Hi I have a bmw and need to piggy back off my fuse box for the remote turn on?

I have been advised to use the fuse which is for my 12cigerarette charger. This way it won't drain the battery when car is offThis uses a 20amp fuse.

Is this too much for remote turn on?


----------



## devil84 (Aug 3, 2017)

Here are some pics of the fuse box. What fuse number should i tap into. Schematics below


----------



## gijoe (Mar 25, 2008)

It doesn’t matter that much, choose a fuse for an accessory that is only on when the stereo is on, that F209 looks to be the stereo fuse, verify that, and if so use it.

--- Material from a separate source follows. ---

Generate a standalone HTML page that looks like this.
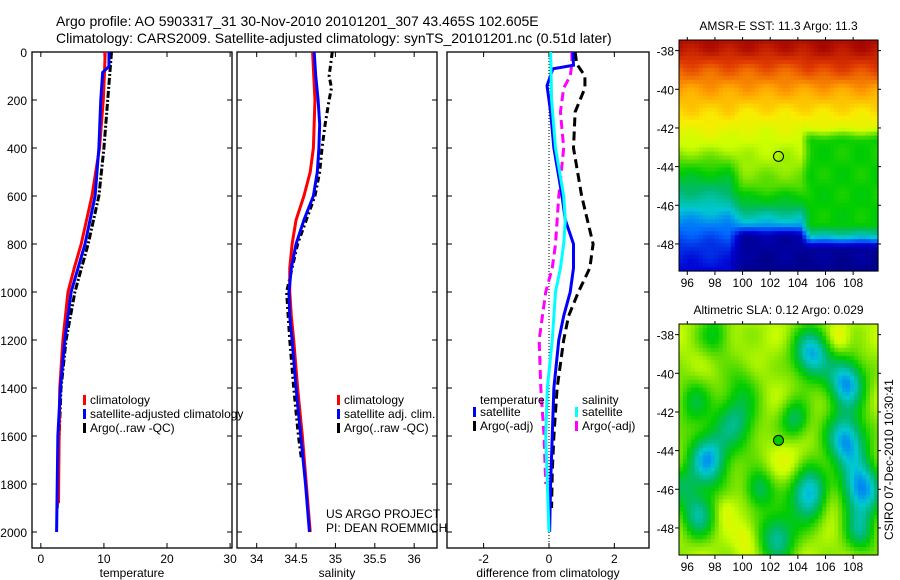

The current draw will be very small.


----------



## SSinstaller (May 19, 2021)

You should be using a fuse tap that will add a fuse for the remote turn on wire in addition to the OEM fuse on the circuit. A 1 amp fuse is enough for your remote lead.


----------



## Thomasluke7899 (Jan 4, 2020)

SSinstaller said:


> You should be using a fuse tap that will add a fuse for the remote turn on wire in addition to the OEM fuse on the circuit. A 1 amp fuse is enough for your remote lead.


To add to this. You need to verify that the fuse you choose turns on and off with acc switch.
Just make sure the amp turns off when you leave the car.
The reason to add the 1 amp fuse is just in case the remote wire gets pinched or cut and shorts out.
If that does happen the potential for the small remote wire to melt the insulation is there.
This may burn your car to the ground on the interstate or or maybe just make a lot of very nasty smoke.


----------



## devil84 (Aug 3, 2017)

So can I piggy back off fuse 273 which is 12v accessory socket. The fuse for this is 20amp. Then put a 5 amp fuse for the tap in?or does it need to be 1amp and no higher??

How did you deduce that f209 is for stereo?


----------



## devil84 (Aug 3, 2017)

gijoe said:


> It doesn’t matter that much, choose a fuse for an accessory that is only on when the stereo is on, that F209 looks to be the stereo fuse, verify that, and if so use it. The current draw will be very small.





SSinstaller said:


> You should be using a fuse tap that will add a fuse for the remote turn on wire in addition to the OEM fuse on the circuit. A 1 amp fuse is enough for your remote lead.


Thanks does that mean I can tap into oem 20amp fuse but just add a 1amp fuse in piggy back for the remote turn on? Is that right?


----------



## Ali-323i (Oct 4, 2019)

What kind of BMW? I had a hard time getting the right remote for my preferred behaviour in my e90. 

Most fuses go live when the car is “on” but not “acc” mode - similar to the lighter. Use a meter / test to see when the fuses turn on and off. 

Make sure you note when it turns off too, they may not all go off when turning the car off, possibly draining the battery longer than it needs.


----------



## lineschristopher47 (9 mo ago)

I have a 2009 chevrolet impala and it keeps draining the battery which fuse do I need to use?,remote turn on wire.


----------